5.   Helps developers avoid costly and time-consuming permits

Purchasing wetland mitigation credits can help developers avoid expensive, time-consuming, and invasive permits and regulations. Buying wetland mitigation bank credits can reduce the permitting time by more than 50%.


What are the Main Challenges of Mitigation Banking?

The main challenges facing mitigation banks include; the difficulty of assessing ecological damage in monetary terms, the difficulty of assigning credits to mitigation banks, and the challenge of recreating destroyed wetlands in bank sites.

While regulatory agencies utilize a number of environmental assessment techniques, it isn’t always easy to accurately translate ecological damage into their monetary equivalents. Nevertheless, accurate estimates need to be made since the offset credits offered to mitigation banks need to be fairly priced.

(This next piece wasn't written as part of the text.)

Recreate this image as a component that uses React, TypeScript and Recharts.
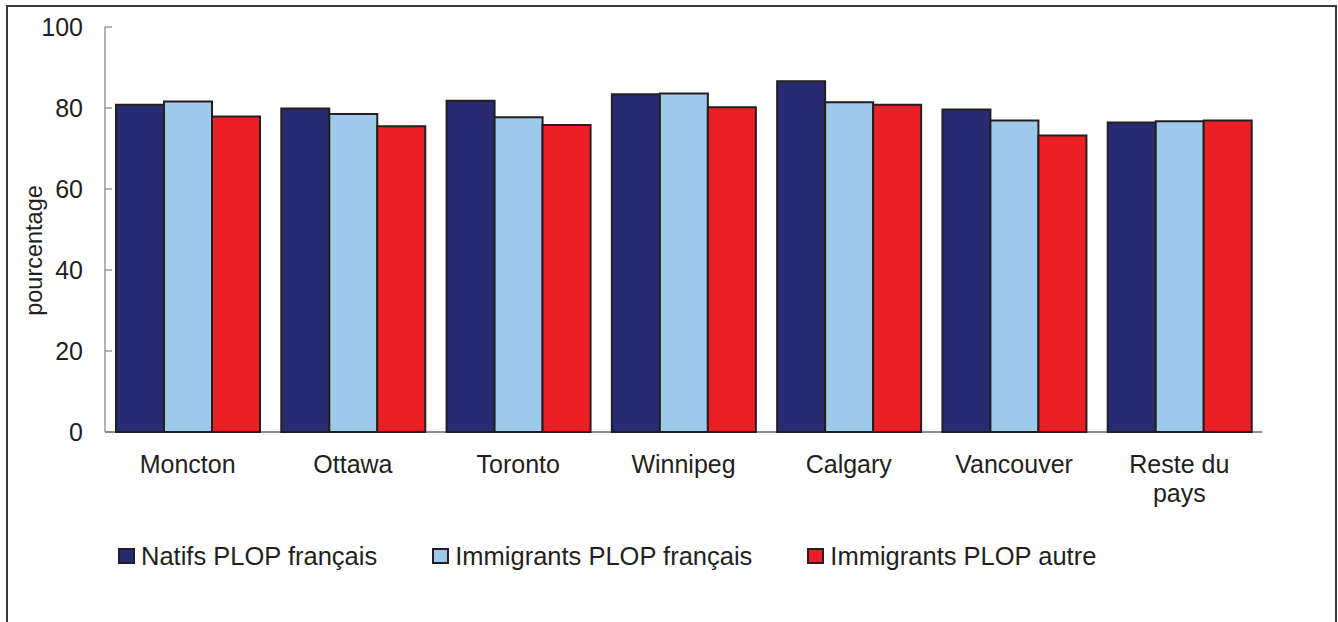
import React from 'react';
import { BarChart, Bar, XAxis, YAxis, Legend, Label } from 'recharts';

const categories = ['Moncton', 'Ottawa', 'Toronto', 'Winnipeg', 'Calgary', 'Vancouver', 'Reste du pays'];
const natifsFrancais = [80.8, 79.9, 81.8, 83.4, 86.6, 79.6, 76.4];
const immigrantsFrancais = [81.6, 78.5, 77.7, 83.6, 81.4, 76.9, 76.7];
const immigrantsAutre = [77.9, 75.5, 75.8, 80.2, 80.8, 73.2, 76.9];
const yTicks = [0, 20, 40, 60, 80, 100];

const seriesNames = ['Natifs PLOP français', 'Immigrants PLOP français', 'Immigrants PLOP autre'];
const seriesKeys = ['natifs', 'immFr', 'immAutre'];
const seriesColors = ['#282a72', '#9fc9ea', '#ec2024'];

const data = categories.map((c, i) => ({
  name: c,
  natifs: natifsFrancais[i],
  immFr: immigrantsFrancais[i],
  immAutre: immigrantsAutre[i],
}));

const FONT = '"Liberation Sans", Arial, Helvetica, sans-serif';
const TEXT = '#231f20';

const XTick = (props: any) => {
  const { x, y, payload } = props;
  const words: string[] = String(payload.value).split(' ');
  const lines: string[] = [];
  if (words.length > 2) {
    lines.push(words.slice(0, words.length - 1).join(' '));
    lines.push(words[words.length - 1]);
  } else {
    lines.push(words.join(' '));
  }
  return (
    <text x={x} y={y} textAnchor="middle" fill={TEXT} fontSize={25} fontFamily={FONT}>
      {lines.map((l, i) => (
        <tspan key={i} x={x} dy={i === 0 ? 41 : 29}>
          {l}
        </tspan>
      ))}
    </text>
  );
};

const YTick = (props: any) => {
  const { x, y, payload } = props;
  return (
    <g>
      <line x1={x} x2={x + 7} y1={y} y2={y} stroke="#808080" strokeWidth={1.2} />
      <text x={x - 22} y={y} dy="0.36em" textAnchor="end" fill={TEXT} fontSize={25} fontFamily={FONT}>
        {payload.value}
      </text>
    </g>
  );
};

const LegendContent = () => (
  <div style={{ display: 'flex', alignItems: 'center', paddingLeft: 118, height: 40 }}>
    {seriesNames.map((n, i) => (
      <div key={n} style={{ display: 'flex', alignItems: 'center', marginRight: 55 }}>
        <span
          style={{
            display: 'inline-block',
            width: 17,
            height: 16,
            boxSizing: 'border-box',
            background: seriesColors[i],
            border: `2px solid ${TEXT}`,
            marginRight: 6,
          }}
        />
        <span style={{ fontSize: 25.5, fontFamily: FONT, color: TEXT, lineHeight: '30px', whiteSpace: 'nowrap' }}>{n}</span>
      </div>
    ))}
  </div>
);

const YLabel = (props: any) => {
  const { viewBox } = props;
  const cx = viewBox.x - 11;
  const cy = viewBox.y + viewBox.height / 2 + 21;
  return (
    <text
      x={cx}
      y={cy}
      transform={`rotate(-90, ${cx}, ${cy})`}
      textAnchor="middle"
      dominantBaseline="central"
      fill={TEXT}
      fontSize={23.5}
      fontFamily={FONT}
    >
      pourcentage
    </text>
  );
};

export default function App() {
  return (
    <div
      style={{
        position: 'fixed',
        left: 0,
        top: 0,
        width: 1338,
        height: 622,
        overflow: 'hidden',
        background: '#fff',
        fontFamily: FONT,
      }}
    >
      <div
        style={{
          position: 'absolute',
          left: 6,
          top: 5,
          width: 1331,
          height: 700,
          boxSizing: 'border-box',
          border: '2px solid #3a3a3a',
        }}
      />
      <div style={{ position: 'absolute', left: 0, top: 0 }}>
        <BarChart
          width={1338}
          height={622}
          data={data}
          margin={{ top: 27, right: 76, left: 45, bottom: 90 }}
          barCategoryGap={11}
          barGap={0}
        >
          <XAxis
            dataKey="name"
            height={60}
            axisLine={{ stroke: TEXT, strokeWidth: 1.2 }}
            tickLine={false}
            tickSize={0}
            tickMargin={0}
            interval={0}
            tick={<XTick />}
          />
          <YAxis
            width={60}
            domain={[0, 100]}
            ticks={yTicks}
            axisLine={{ stroke: '#808080', strokeWidth: 1.2 }}
            tickLine={false}
            tickSize={0}
            tickMargin={0}
            tick={<YTick />}
          >
            <Label content={<YLabel />} />
          </YAxis>
          <Legend
            verticalAlign="bottom"
            content={<LegendContent />}
            wrapperStyle={{ position: 'absolute', left: 0, top: 536, width: 1338, height: 40 }}
          />
          {seriesKeys.map((k, i) => (
            <Bar
              key={k}
              dataKey={k}
              name={seriesNames[i]}
              fill={seriesColors[i]}
              stroke={TEXT}
              strokeWidth={2}
              isAnimationActive={false}
            />
          ))}
        </BarChart>
      </div>
    </div>
  );
}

While the existing assessment techniques are useful, they rarely capture the full impact of mitigation projects. As a result, regulatory agencies tend to veer on the side of caution when they award credits.

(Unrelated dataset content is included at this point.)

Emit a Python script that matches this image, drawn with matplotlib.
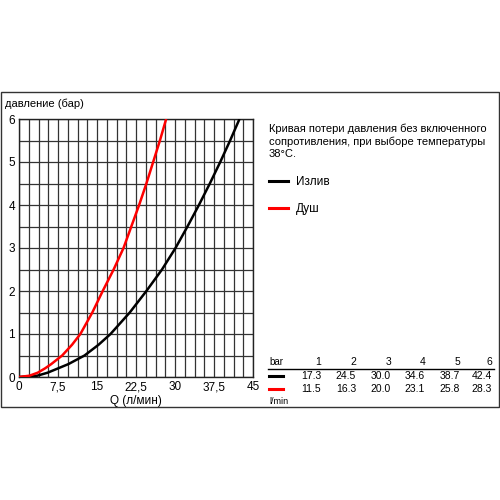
import numpy as np
import matplotlib
matplotlib.use("Agg")
import matplotlib.pyplot as plt
from matplotlib.patches import Rectangle
from matplotlib.lines import Line2D

plt.rcParams['font.family'] = ['Liberation Sans', 'DejaVu Sans']

# curve points (pressure in bar vs flow in l/min)
pressure = [0, 0.03, 0.1, 0.2, 0.3, 0.5, 0.75, 1, 1.5, 2, 2.5, 3, 3.5, 4, 4.5, 5, 5.5, 6]
q_spout = [0, 3.5, 5.5, 7.5, 9.5, 12.6, 15.3, 17.6, 21.3, 24.5, 27.5, 30.1, 32.4, 34.6, 36.7, 38.7, 40.6, 42.4]
q_shower = [0, 2.0, 3.6, 5.0, 6.2, 8.3, 10.2, 11.8, 14.1, 16.1, 18.2, 20.1, 21.6, 23.1, 24.5, 25.8, 27.1, 28.3]

# table on the right
table_bar = ['1', '2', '3', '4', '5', '6']
table_spout = ['17.3', '24.5', '30.0', '34.6', '38.7', '42.4']
table_shower = ['11.5', '16.3', '20.0', '23.1', '25.8', '28.3']

x_ticks = [0, 7.5, 15, 22.5, 30, 37.5, 45]
x_ticklabels = ['0', '7,5', '15', '22,5', '30', '37,5', '45']
y_ticks = [0, 1, 2, 3, 4, 5, 6]

W, H = 500, 500
fig = plt.figure(figsize=(5, 5), dpi=100)

def fx(px):
    return px / W

def fy(py):
    return 1 - py / H

# outer frame
fig.patches.append(Rectangle((fx(0.5), fy(407)), fx(498.5), (407 - 92) / H,
                             transform=fig.transFigure, fill=False,
                             edgecolor='#333333', linewidth=1.0))

ax = fig.add_axes([fx(19), fy(377), fx(253 - 19), (377 - 119) / H])
ax.set_xlim(0, 45)
ax.set_ylim(0, 6)

for gx in np.arange(0, 45.01, 1.875):
    ax.axvline(gx, color='#333333', linewidth=0.9, zorder=1)
for gy in np.arange(0, 6.01, 0.5):
    ax.axhline(gy, color='#333333', linewidth=0.9, zorder=1)

ax.plot(q_spout, pressure, color='black', linewidth=1.8, zorder=3, solid_capstyle='butt')
ax.plot(q_shower, pressure, color='red', linewidth=1.8, zorder=4, solid_capstyle='butt')

ax.set_xticks(x_ticks)
ax.set_xticklabels(x_ticklabels)
ax.set_yticks(y_ticks)
ax.tick_params(length=0, labelsize=8.5, pad=3)
for s in ax.spines.values():
    s.set_linewidth(1.0)
    s.set_color('#222222')
ax.set_xlabel('Q (л/мин)', fontsize=8.5, labelpad=1)

fig.text(fx(5), fy(104), 'давление (бар)', fontsize=8, va='center', ha='left')

# description and legend
fig.text(fx(269), fy(141), 'Кривая потери давления без включенного\nсопротивления, при выборе температуры\n38°C.',
         fontsize=8, va='center', ha='left', linespacing=1.3)
fig.add_artist(Line2D([fx(269), fx(288)], [fy(181), fy(181)], color='black', linewidth=2.2))
fig.text(fx(296), fy(182), 'Излив', fontsize=8.5, va='center', ha='left')
fig.add_artist(Line2D([fx(269), fx(288)], [fy(208), fy(208)], color='red', linewidth=2.2))
fig.text(fx(296), fy(209), 'Душ', fontsize=8.5, va='center', ha='left')

# table
col_right = [321, 356, 391, 425, 460, 492]
fig.text(fx(269), fy(362), 'bar', fontsize=7, va='center', ha='left')
fig.add_artist(Line2D([fx(268), fx(494)], [fy(369), fy(369)], color='black', linewidth=1.0))
fig.add_artist(Line2D([fx(269), fx(283)], [fy(375.5), fy(375.5)], color='black', linewidth=2.2))
fig.add_artist(Line2D([fx(269), fx(283)], [fy(388.5), fy(388.5)], color='red', linewidth=2.2))
for i, cx in enumerate(col_right):
    fig.text(fx(cx), fy(362), table_bar[i], fontsize=7.5, va='center', ha='right')
    fig.text(fx(cx), fy(376), table_spout[i], fontsize=7.5, va='center', ha='right')
    fig.text(fx(cx), fy(389), table_shower[i], fontsize=7.5, va='center', ha='right')
fig.text(fx(269), fy(402), 'l/min', fontsize=6.5, va='center', ha='left')

fig.savefig('out.png', dpi=100)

Another major challenge facing mitigation banks is the proper allocation of credits to the banks. Regulatory agencies must first measure the regional significance of ecological features, as well as the science and engineering used by mitigation banks to achieve their goals. These, and other factors, make the allocation of credits a complicated and challenging process.

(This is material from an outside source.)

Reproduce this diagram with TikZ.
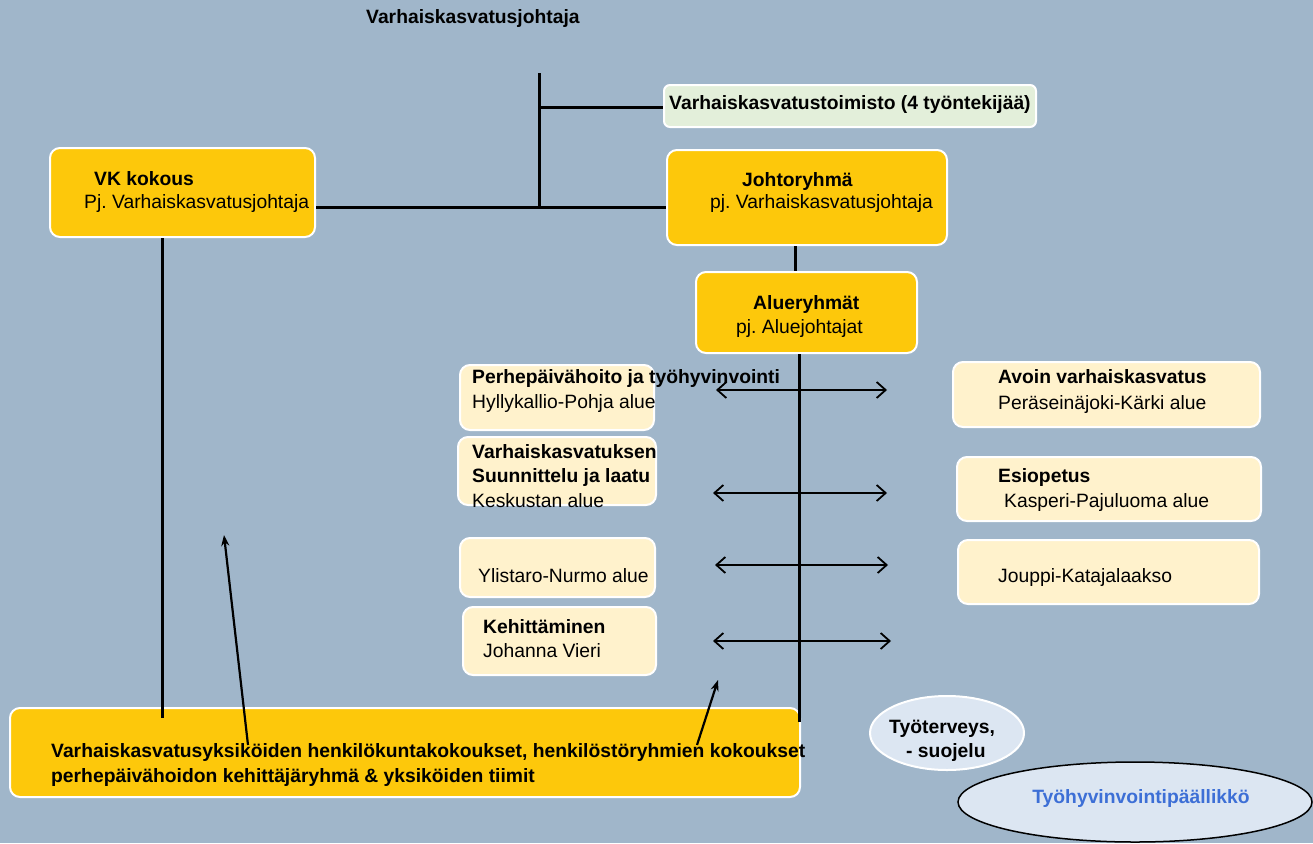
\documentclass[tikz,border=0pt]{standalone}
\usepackage{fontspec}
\setmainfont{Liberation Sans}
\usetikzlibrary{arrows.meta,shapes.geometric}
\definecolor{bgc}{HTML}{A0B6CA}
\definecolor{ylw}{HTML}{FDC80B}
\definecolor{crm}{HTML}{FFF2CC}
\definecolor{grn}{HTML}{E3EFDA}
\definecolor{ellc}{HTML}{DCE6F2}
\definecolor{bluet}{HTML}{3D6FD6}
\frenchspacing
\tikzset{
  box/.style={draw=white, line width=2pt, rounded corners=10pt, inner sep=0pt},
  ybox/.style={box, fill=ylw},
  cbox/.style={box, fill=crm},
  gbox/.style={box, fill=grn, rounded corners=6pt},
  txt/.style={anchor=base west, inner sep=0pt, font=\fontsize{19.3}{23}\selectfont},
  btxt/.style={txt, font=\fontsize{19.3}{23}\selectfont\bfseries},
  conn/.style={line width=3pt, black},
  darr/.style={line width=1.8pt, black, {Straight Barb[length=9pt,width=16pt]}-{Straight Barb[length=9pt,width=16pt]}},
  uarr/.style={line width=2.2pt, black, -{Stealth[length=11pt,width=8pt]}},
}
\begin{document}
\begin{tikzpicture}[x=1pt, y=-1pt]
\useasboundingbox (0,0) rectangle (1313,843);
\fill[bgc] (0,0) rectangle (1313,843);

% boxes
\node[gbox, minimum width=372pt, minimum height=42pt] (toim) at (850,106) {};
\node[ybox, minimum width=265pt, minimum height=89pt] (vk) at (182.5,192.5) {};
\node[ybox, minimum width=280pt, minimum height=95pt] (johto) at (807,197.5) {};
\node[ybox, minimum width=221pt, minimum height=81pt] (alue) at (806.5,312.5) {};
\node[cbox, minimum width=194pt, minimum height=65pt] (l1) at (557,397.5) {};
\node[cbox, minimum width=198pt, minimum height=68pt] (l2) at (557,471) {};
\node[cbox, minimum width=195pt, minimum height=59pt] (l3) at (557.5,567.5) {};
\node[cbox, minimum width=193pt, minimum height=68pt] (l4) at (559.5,641) {};
\node[cbox, minimum width=307pt, minimum height=65pt] (r1) at (1106.5,394.5) {};
\node[cbox, minimum width=304pt, minimum height=64pt] (r2) at (1109,489) {};
\node[cbox, minimum width=301pt, minimum height=64pt] (r3) at (1108.5,572) {};
\node[ybox, minimum width=790pt, minimum height=89pt] (bot) at (405,752.5) {};

% ellipses
\node[draw=white, line width=2pt, fill=ellc, ellipse, minimum width=154pt, minimum height=74pt, inner sep=0pt] (tt) at (947,733) {};
\node[draw=black, line width=1.5pt, fill=ellc, ellipse, minimum width=354pt, minimum height=80pt, inner sep=0pt] (thp) at (1135,802) {};

% connectors
\coordinate (top) at (539,73);
\coordinate (j1) at (539,207);
\coordinate (j2) at (539,107);
\coordinate (cx) at (795,0);
\coordinate (cv) at (799,0);
\coordinate (vend) at (799,722);
\coordinate (vkx) at (162,0);
\coordinate (vkend) at (162,718);
\draw[conn] (top) -- (j1);
\draw[conn] (j2) -- (toim.west |- j2);
\draw[conn] (vk.east |- j1) -- (johto.west |- j1);
\draw[conn] (johto.south -| cx) -- (alue.north -| cx);
\draw[conn] (alue.south -| cv) -- (vend);
\draw[conn] (vk.south -| vkx) -- (vkend);

% double arrows
\coordinate (d1a) at (716,390); \coordinate (d1b) at (887,390);
\coordinate (d2a) at (713,493); \coordinate (d2b) at (887,493);
\coordinate (d3a) at (715,565); \coordinate (d3b) at (888,565);
\coordinate (d4a) at (713,641); \coordinate (d4b) at (891,641);
\draw[darr] (d1a) -- (d1b);
\draw[darr] (d2a) -- (d2b);
\draw[darr] (d3a) -- (d3b);
\draw[darr] (d4a) -- (d4b);

% arrows from bottom box
\coordinate (u1s) at (248,745); \coordinate (u1e) at (224,535);
\coordinate (u2s) at (697,745); \coordinate (u2e) at (718,680);
\draw[uarr] (u1s) -- (u1e);
\draw[uarr] (u2s) -- (u2e);

% texts
\node[btxt] (t0) at (366,24) {Varhaiskasvatusjohtaja};
\node[btxt] (t1) at (669,109) {Varhaiskasvatustoimisto (4 työntekijää)};
\node[btxt] (t2) at (94,185) {VK kokous};
\node[txt] (t3) at (84,208) {Pj. Varhaiskasvatusjohtaja};
\node[btxt] (t4) at (742,186) {Johtoryhmä};
\node[txt] (t5) at (710,208) {pj. Varhaiskasvatusjohtaja};
\node[btxt] (t6) at (753,309) {Alueryhmät};
\node[txt] (t7) at (736,333) {pj. Aluejohtajat};
\node[btxt] (t8) at (472,383) {Perhepäivähoito ja työhyvinvointi};
\node[txt] (t9) at (472,408) {Hyllykallio-Pohja alue};
\node[btxt] (t10) at (472,458) {Varhaiskasvatuksen};
\node[btxt] (t11) at (472,482) {Suunnittelu ja laatu};
\node[txt] (t12) at (472,507) {Keskustan alue};
\node[txt] (t13) at (478,582) {Ylistaro-Nurmo alue};
\node[btxt] (t14) at (483,633) {Kehittäminen};
\node[txt] (t15) at (483,657) {Johanna Vieri};
\node[btxt] (t16) at (998,383) {Avoin varhaiskasvatus};
\node[txt] (t17) at (998,409) {Peräseinäjoki-Kärki alue};
\node[btxt] (t18) at (998,482) {Esiopetus};
\node[txt] (t19) at (1004,507) {Kasperi-Pajuluoma alue};
\node[txt] (t20) at (998,582) {Jouppi-Katajalaakso};
\node[btxt] (t21) at (51,757) {Varhaiskasvatusyksiköiden henkilökuntakokoukset, henkilöstöryhmien kokoukset};
\node[btxt] (t22) at (51,782) {perhepäivähoidon kehittäjäryhmä \& yksiköiden tiimit};
\node[btxt] (t23) at (889,733) {Työterveys,};
\node[btxt] (t24) at (906,757) {- suojelu};
\node[anchor=base, inner sep=0pt, font=\fontsize{19.3}{23}\selectfont\bfseries, text=bluet] (t25) at (1141,803) {Työhyvinvointipäällikkö};
\end{tikzpicture}
\end{document}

Just as importantly, it isn’t realistic to assume that wetlands and other habitats that took centuries to evolve can easily be replicated in just a few years. According to some audits, some artificially developed wetlands lacked the biodiversity of the ecosystems they were trying to replicate.


Is Wetland Mitigation Banking Profitable?

Wetland mitigation banking can be profitable for both the mitigation bank and its investors (both private and institutional). Mitigation banks generate wetland credits which can be sold at a profit to commercial developers who need them to offset the environmental impact of their projects.

Wetland mitigation banking has grown in popularity since the Environmental Protection Agency (EPA) issued federal guidance on the practice in 1995. This guidance laid the legal and regulatory framework for mitigation banking in the United States. It also gave the mitigation banking industry the official backing it needed to grow its business in the country.

Today, mitigation banking is utilized in different conservation initiatives, including wetland conservation and endangered species conservation. The mitigation banking industry is also expected to grow as a result of increasing government concern about the wetlands.

These, and other factors, make wetland mitigation investments a viable option for private and institutional investors.


Should You Purchase Wetland Mitigation Credits?

If you’re planning a major development project, there are many reasons why you should purchase wetland mitigation credits. Aside from the environmental benefits of preserving our waterways and restoring our aquatic life, these credits can help you reduce your development costs.

The main reason for purchasing wetland mitigation credits is that you’ll be free from any liability you might incur if you fail to mitigate your development site. The Corps of Engineers has approved mitigation banks, and these institutions provide developers with a secure and legal means to offset the costs of their projects.

Mitigation banks also allow developers to purchase credits for wetlands before they start building. Since these mitigation bank wetlands were created before being sold, they’re already in place before any environmental damage resulting from development occurs. This way, developers can reduce their impact while maintaining the value of their properties.

Mitigation bank credits can be used to offset the impacts of development on freshwater wetlands or riparian zones. Purchasing wetland mitigation bank credits can reduce the permitting time by more than 50%.

The process of buying credits is simple and fast. Banks or in-lieu fee programs reduce the risk to the permittee. While banks may increase the cost of your project, the time savings make them a valuable asset to your project.